Neelkanth Mishra, Designation: Chief Economist –Axis Bank, Head of Global Research –Axis Capital Research

December 05, 2025

4 min read

The MPC cut rates by 25 bps (6-0 vote), with significant cuts to inflation projections (now ~4% in H1FY27E), and a still too-conservative growth forecast of <7% in H1E despite upgrades. This hurts chances of further easing, as growth may beat MPC estimates. That said, the economy is showing signs of significant slack (5-11% below trend on various start points and trend-growth estimates) and can run hotter than trend for some time before inflationary pressures build up. Rather than rate cuts, continued enablement of growth through quantity (projections indicate more OMOs after the Rs1tn announced in Dec) and regulatory measures might be appropriate, and are being undertaken.

MPC cuts rates (6-0), stance neutral; H1FY27E inflation estimates cut 40-60 bps

The MPC voted 6-0 for a rate cut, as expected by us, with inflation projections in FY26/27E cut further, driven by continued unseasonal weakness in food prices; importantly, H1FY27E is now just below the 4% target. The MPC noted that underlying inflation was even lower than this, with the impact of precious metals of at around 50 bps. We recently explored several measures of underlying inflation which showed significant weakness. The MPC expects inflation to remain benign given favourable agri trends.

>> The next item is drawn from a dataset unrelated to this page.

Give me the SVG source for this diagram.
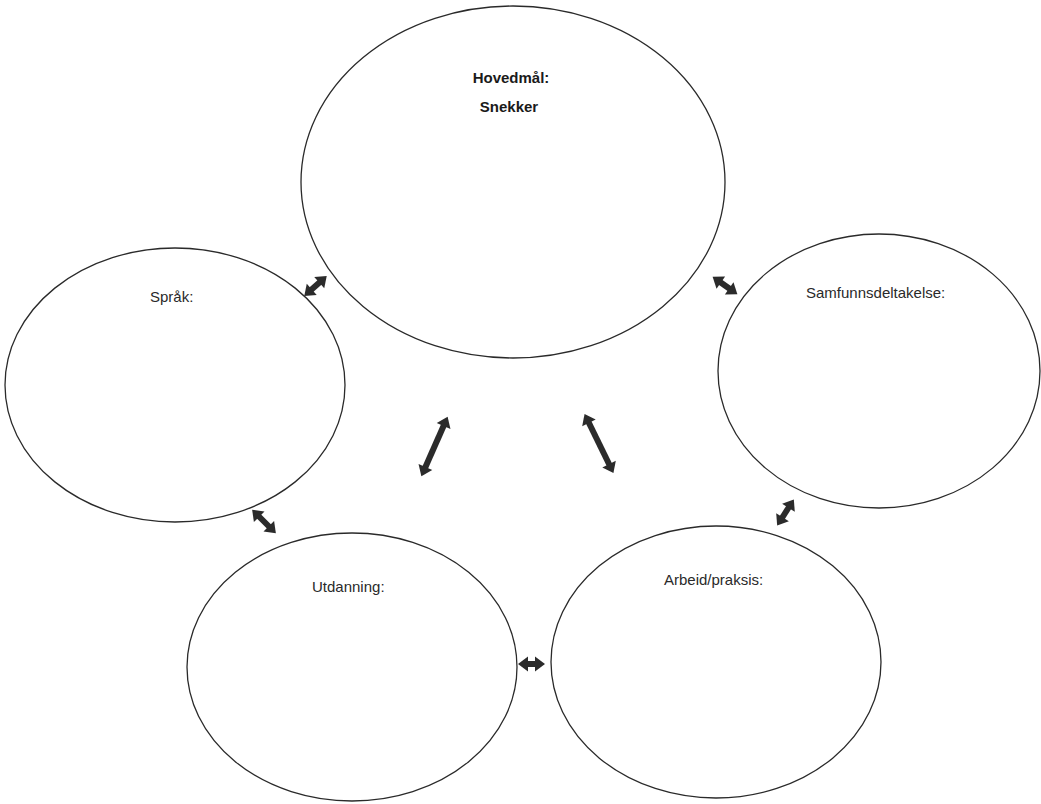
<svg xmlns="http://www.w3.org/2000/svg" width="1041" height="804" viewBox="0 0 1041 804">
<style>
.node ellipse{fill:none;stroke:#2a2a2a;stroke-width:1.3}
.lbl{font-family:"Liberation Sans",Arial,sans-serif;font-size:15px;fill:#2a2a2a}
.title{font-family:"Liberation Sans",Arial,sans-serif;font-size:15px;font-weight:bold;fill:#1a1a1a;text-anchor:middle}
.conn line{stroke:#2b2b2b;stroke-width:6;marker-start:url(#ah);marker-end:url(#ah)}
</style>
<defs>
<marker id="ah" markerUnits="userSpaceOnUse" markerWidth="12" markerHeight="16" viewBox="0 0 12 16" refX="1" refY="8" orient="auto-start-reverse" overflow="visible">
<path d="M0,0.5 L10,8 L0,15.5 z" fill="#2b2b2b"/>
</marker>
</defs>
<rect width="1041" height="804" fill="#ffffff"/>
<g id="hovedmal" class="node">
<ellipse cx="513" cy="182" rx="212" ry="176"/>
<text class="title" x="511" y="83">Hovedmål:</text>
<text class="title" x="509" y="112">Snekker</text>
</g>
<g id="sprak" class="node">
<ellipse cx="175" cy="385" rx="170" ry="137"/>
<text class="lbl" x="150" y="302">Språk:</text>
</g>
<g id="samfunnsdeltakelse" class="node">
<ellipse cx="879" cy="371" rx="161" ry="137"/>
<text class="lbl" x="806" y="298">Samfunnsdeltakelse:</text>
</g>
<g id="utdanning" class="node">
<ellipse cx="352" cy="667" rx="165" ry="134"/>
<text class="lbl" x="312" y="592">Utdanning:</text>
</g>
<g id="arbeid" class="node">
<ellipse cx="716" cy="662" rx="165" ry="136"/>
<text class="lbl" x="664" y="585">Arbeid/praksis:</text>
</g>
<g id="connectors" class="conn">
<line x1="311" y1="290" x2="320" y2="282"/>
<line x1="720" y1="282" x2="730" y2="289"/>
<line x1="444" y1="425" x2="425" y2="468"/>
<line x1="588.5" y1="422" x2="609.5" y2="465"/>
<line x1="258.5" y1="516" x2="269.5" y2="527"/>
<line x1="789" y1="507" x2="782" y2="518"/>
<line x1="527" y1="664" x2="536" y2="664"/>
</g>
</svg>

Despite upgrades, FY27E growth projections subpar; bias to further action?

Unlike in Oct, when the upgrades to FY26E growth estimates were backward-looking (a strong Q1), H2FY26E forecasts were raised 30-60 bps; but FY26E at 7.3% still assumes a deceleration in H2E. Further, H1FY27E projections are solidly below 7.0% (Fig 4), perhaps factoring in unusually high numbers in the base this year. We expect FY27E growth to be above 7%, as monetary and fiscal headwinds fade further. Market growth downgrades have reversed, and nominal growth should be back to double-digits in FY27E. This reduces chances of further easing, given that MPC estimates seem too conservative.

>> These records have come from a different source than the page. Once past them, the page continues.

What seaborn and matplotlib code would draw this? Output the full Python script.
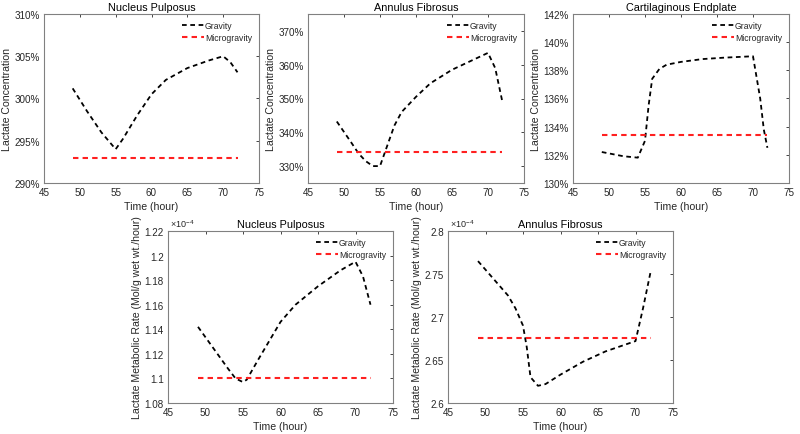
import numpy as np
import pandas as pd
import seaborn as sns
import matplotlib.pyplot as plt
from matplotlib.ticker import FuncFormatter

sns.set_theme(style="white")
plt.rcParams['font.family'] = ['Liberation Sans', 'DejaVu Sans']
plt.rcParams['mathtext.fontset'] = 'custom'
plt.rcParams['mathtext.rm'] = 'Liberation Sans'

# lactate concentration (%)
np_t = [49, 51, 53, 54, 55, 56, 58, 60, 62, 65, 68, 70, 71, 72]
np_g = [301.2, 298.5, 296.0, 295.0, 294.0, 295.2, 298.0, 300.5, 302.2, 303.6, 304.5, 305.0, 304.3, 303.1]
np_m = 293.0

af_t = [49, 51, 52, 53, 54, 55, 56, 57, 58, 60, 62, 65, 68, 70, 71, 72]
af_g = [343.2, 337.0, 333.8, 331.5, 330.0, 330.0, 336.0, 342.0, 346.0, 350.5, 354.5, 358.5, 361.5, 363.5, 359.0, 349.0]
af_m = 334.3

ce_t = [49, 52, 54, 55, 55.5, 56, 57, 58, 60, 63, 66, 70, 71, 71.5, 72]
ce_g = [132.2, 131.9, 131.8, 133.0, 135.5, 137.4, 138.1, 138.4, 138.6, 138.8, 138.9, 139.0, 136.0, 133.8, 132.5]
ce_m = 133.4

# lactate metabolic rate (Mol/g wet wt./hour)
npr_t = [49, 51, 53, 54, 55, 55.5, 57, 60, 62, 65, 68, 70, 71, 72]
npr_g = [1.142e-4, 1.125e-4, 1.108e-4, 1.100e-4, 1.097e-4, 1.099e-4, 1.115e-4, 1.146e-4, 1.160e-4,
         1.175e-4, 1.188e-4, 1.195e-4, 1.183e-4, 1.160e-4]
npr_m = 1.100e-4

afr_t = [49, 51, 53, 54, 55, 55.5, 56, 57, 58, 60, 63, 66, 70, 71, 72]
afr_g = [2.765e-4, 2.745e-4, 2.725e-4, 2.710e-4, 2.690e-4, 2.665e-4, 2.630e-4, 2.620e-4, 2.622e-4,
         2.633e-4, 2.648e-4, 2.660e-4, 2.672e-4, 2.710e-4, 2.752e-4]
afr_m = 2.675e-4

fig = plt.figure(figsize=(8, 4.35), dpi=100)
W, H = 800, 435
TXT = '#262626'


def box(l, t, r, b):
    return [l / W, 1 - b / H, (r - l) / W, (b - t) / H]


def panel(rect, t, g, m, title, ylim, yticks, ylabel, pct):
    ax = fig.add_axes(box(*rect))
    df = pd.DataFrame({'t': t, 'g': g})
    sns.lineplot(data=df, x='t', y='g', ax=ax, color='black', linestyle=(0, (2.6, 2)),
                 linewidth=1.3, label='Gravity')
    dm = pd.DataFrame({'t': [49, 72], 'm': [m, m]})
    sns.lineplot(data=dm, x='t', y='m', ax=ax, color='#ff2020', linestyle=(0, (2.6, 2)),
                 linewidth=1.5, label='Microgravity')
    ax.set_xlim(45, 75)
    ax.set_ylim(*ylim)
    ax.set_xticks(range(45, 80, 5))
    ax.set_yticks(yticks)
    if pct:
        ax.yaxis.set_major_formatter(FuncFormatter(lambda v, p: f'{v:.0f}%'))
    else:
        ax.yaxis.set_major_formatter(FuncFormatter(lambda v, p: f'{round(v * 1e4, 4):g}'))
        ax.text(0.01, 1.01, r'$\times10^{-4}$', transform=ax.transAxes, fontsize=6.5,
                color=TXT, ha='left', va='bottom')
    ax.set_title(title, fontsize=7.8, pad=3, color='black')
    ax.set_xlabel('Time (hour)', fontsize=7.6, labelpad=3, color=TXT)
    ax.set_ylabel(ylabel, fontsize=7.6, labelpad=2, color=TXT)
    ax.tick_params(direction='in', length=2.5, width=0.6, labelsize=7.1, colors=TXT,
                   top=True, right=True, pad=3)
    for s in ax.spines.values():
        s.set_color('#808080')
        s.set_linewidth(0.8)
    ax.legend(loc='upper right', frameon=False, fontsize=6.2, handlelength=2.6,
              handletextpad=0.1, labelspacing=0.35, borderaxespad=0.4)
    return ax


panel((44, 15, 259, 184), np_t, np_g, np_m, 'Nucleus Pulposus', (290, 310),
      range(290, 311, 5), 'Lactate Concentration', True)
panel((308, 15, 524, 184), af_t, af_g, af_m, 'Annulus Fibrosus', (325, 375),
      range(330, 371, 10), 'Lactate Concentration', True)
panel((573, 15, 789, 184), ce_t, ce_g, ce_m, 'Cartilaginous Endplate', (130, 142),
      range(130, 143, 2), 'Lactate Concentration', True)
panel((168, 232, 393, 404), npr_t, npr_g, npr_m, 'Nucleus Pulposus', (1.08e-4, 1.22e-4),
      np.arange(1.08, 1.221, 0.02) * 1e-4, 'Lactate Metabolic Rate (Mol/g wet wt./hour)', False)
panel((448, 232, 673, 404), afr_t, afr_g, afr_m, 'Annulus Fibrosus', (2.6e-4, 2.8e-4),
      np.arange(2.6, 2.801, 0.05) * 1e-4, 'Lactate Metabolic Rate (Mol/g wet wt./hour)', False)

fig.savefig('out.png', dpi=100)
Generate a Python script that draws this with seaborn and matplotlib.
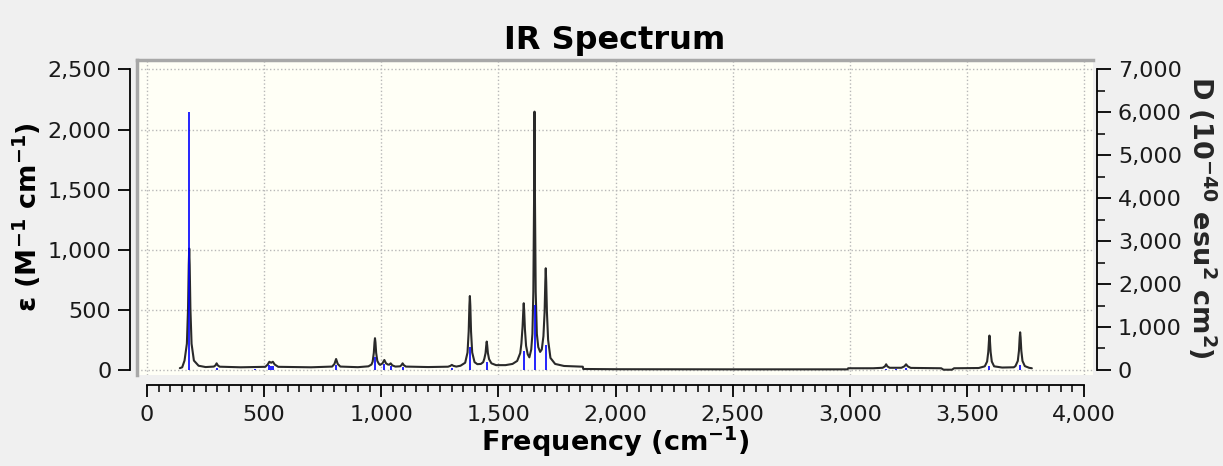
import matplotlib.pyplot as plt
import pandas as pd
import seaborn as sns
from matplotlib.ticker import MultipleLocator, StrMethodFormatter

sns.set_style('white')
plt.rcParams['font.family'] = ['DejaVu Sans']
plt.rcParams['mathtext.fontset'] = 'dejavusans'
plt.rcParams['mathtext.default'] = 'bf'

# broadened spectrum (epsilon, left axis)
freq = [140, 150, 160, 170, 175, 178, 180, 182, 185, 190, 200, 220, 250,
        285, 292, 297, 302, 310, 400, 505, 515, 522, 530, 537, 545, 560,
        700, 790, 800, 807, 814, 825, 900, 945, 958, 963, 968, 971, 973,
        975, 978, 983, 990, 995, 1005, 1013, 1020, 1028, 1034, 1040, 1047,
        1060, 1080, 1086, 1091, 1096, 1105, 1200, 1285, 1295, 1301, 1308,
        1320, 1338, 1358, 1368, 1373, 1376, 1378, 1380, 1383, 1388, 1398,
        1410, 1425, 1435, 1440, 1445, 1448, 1450, 1452, 1455, 1460, 1470,
        1490, 1530, 1560, 1580, 1593, 1598, 1603, 1606, 1608, 1610, 1613,
        1618, 1625, 1632, 1640, 1645, 1649, 1652, 1654, 1656, 1659, 1664,
        1670, 1678, 1685, 1692, 1697, 1700, 1702, 1704, 1707, 1712, 1722,
        1742, 1780, 1840, 1860, 1862, 2000, 2500, 2990, 2993, 3100, 3140,
        3150, 3155, 3160, 3170, 3220, 3233, 3240, 3247, 3260, 3390, 3400,
        3436, 3445, 3550, 3576, 3586, 3591, 3594, 3596, 3598, 3601, 3606,
        3616, 3650, 3700, 3707, 3717, 3722, 3725, 3727, 3729, 3732, 3737,
        3747, 3765, 3777]
eps = [15, 22, 78, 218, 515, 873, 1010, 873, 515, 218, 78, 35, 24,
       28, 38, 55, 38, 27, 22, 26, 45, 68, 60, 68, 45, 26,
       22, 28, 50, 91, 50, 28, 23, 30, 45, 69, 142, 230, 264,
       230, 142, 75, 50, 42, 55, 83, 55, 45, 44, 55, 38,
       28, 30, 40, 55, 40, 28, 24, 27, 34, 42, 34,
       28, 35, 60, 145, 320, 535, 615, 535, 320, 145, 65,
       48, 50, 65, 95, 140, 205, 236, 205, 140, 90, 55,
       40, 40, 50, 75, 140, 220, 360, 490, 555, 490, 340,
       200, 130, 105, 170, 300, 650, 1400, 2149, 1400, 650, 300,
       190, 150, 170, 280, 480, 730, 846, 730, 480, 250, 100,
       50, 33, 28, 27, 8, 6, 5, 5, 14, 14, 18,
       30, 47, 30, 18, 18, 30, 47, 30, 17, 14, 2,
       2, 14, 16, 30, 70, 150, 245, 286, 245, 150, 70,
       30, 20, 22, 32, 75, 160, 270, 313, 270, 160, 75,
       32, 18, 14]

# dipole strengths (right axis, 10^-40 esu^2 cm^2)
stick_freq = [180, 297, 461, 521, 530, 538, 807, 973, 1013, 1040, 1091,
              1301, 1378, 1450, 1608, 1654, 1702, 3155, 3196, 3240, 3596, 3727]
stick_d = [6020, 55, 30, 120, 90, 100, 110, 310, 140, 85, 80,
           55, 545, 195, 430, 1515, 580, 30, 25, 35, 90, 110]

spec = pd.DataFrame({'freq': freq, 'eps': eps})
sticks = pd.DataFrame({'freq': stick_freq, 'D': stick_d})

txt = '#1a1a1a'
fig = plt.figure(figsize=(12.23, 4.66), dpi=100, facecolor='#f0f0f0')
ax = fig.add_axes([0.112, 0.1953, 0.7817, 0.676])
ax.set_facecolor('#fffff6')

sns.lineplot(data=spec, x='freq', y='eps', sort=False, estimator=None,
             color='#2a2a2a', lw=1.5, ax=ax)

ax.set_xlim(-43, 4038)
ax.set_ylim(-42, 2579)
ax.xaxis.set_major_locator(MultipleLocator(500))
ax.xaxis.set_minor_locator(MultipleLocator(50))
ax.yaxis.set_major_locator(MultipleLocator(500))
ax.xaxis.set_major_formatter(StrMethodFormatter('{x:,.0f}'))
ax.yaxis.set_major_formatter(StrMethodFormatter('{x:,.0f}'))
ax.grid(True, color='#b8b8b8', ls=':', lw=1)
ax.set_axisbelow(True)

for side in ['left', 'bottom']:
    ax.spines[side].set_color('black')
    ax.spines[side].set_linewidth(1.3)
ax.spines['left'].set_position(('outward', 5))
ax.spines['left'].set_bounds(0, 2500)
ax.spines['bottom'].set_position(('outward', 7))
ax.spines['bottom'].set_bounds(0, 4000)
ax.spines['right'].set_visible(False)
ax.spines['top'].set_color('#a8a8a8')
ax.spines['top'].set_linewidth(2.5)

ax.tick_params(axis='y', which='major', direction='out', length=8.5, width=1.3,
               labelsize=16, pad=5, colors='black', labelcolor=txt, left=True)
ax.tick_params(axis='x', which='major', direction='out', length=8.5, width=1.3,
               labelsize=16, pad=6, colors='black', labelcolor=txt, bottom=True)
ax.tick_params(axis='x', which='minor', direction='out', length=5, width=1.1,
               colors='black', bottom=True)

ax.set_xlabel(r'Frequency (cm$^{-1}$)', fontsize=19.5, fontweight='bold',
              color='black', labelpad=0)
ax.set_ylabel(r'ε (M$^{-1}$ cm$^{-1}$)', fontsize=19.5,
              fontweight='bold', color='black', labelpad=3)
ax.set_title('IR Spectrum', fontsize=23, fontweight='bold', color='black', pad=8)

ax2 = ax.twinx()
ax2.vlines(sticks['freq'], 0, sticks['D'], color='#0000ff', lw=1.2)
ax2.set_ylim(-42 * 2.8, 2579 * 2.8)
ax2.yaxis.set_major_locator(MultipleLocator(1000))
ax2.yaxis.set_minor_locator(MultipleLocator(500))
ax2.yaxis.set_major_formatter(StrMethodFormatter('{x:,.0f}'))
ax2.spines['top'].set_visible(False)
ax2.spines['bottom'].set_visible(False)
ax2.spines['left'].set_color('#a8a8a8')
ax2.spines['left'].set_linewidth(2.5)
ax2.spines['right'].set_color('black')
ax2.spines['right'].set_linewidth(1.3)
ax2.spines['right'].set_position(('outward', 3))
ax2.spines['right'].set_bounds(0, 7000)
ax2.tick_params(axis='y', which='major', direction='out', length=10, width=1.3,
                labelsize=16, pad=5, colors='black', labelcolor=txt, right=True)
ax2.tick_params(axis='y', which='minor', direction='out', length=6, width=1.1,
                colors='black', right=True)
ax2.set_ylabel(r'D (10$^{-40}$ esu$^{2}$ cm$^{2}$)', fontsize=19.5,
               fontweight='bold', rotation=270, va='bottom', labelpad=3)

fig.savefig('out.png', dpi=100, facecolor=fig.get_facecolor())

Need for rate cuts limited; maintaining liquidity essential for support to growth

The RBI announced OMO purchases of Rs1tn in Dec, with more likely to come later, as per our liquidity projection. This will be required to preserve durable liquidity and offset shocks to deposit growth from FX intervention. We continue to believe that adjusting the duration of supply and firm communication on how long rates may remain low can also speed up transmission and thence flow of funds to the broad economy, especially the MSME sector.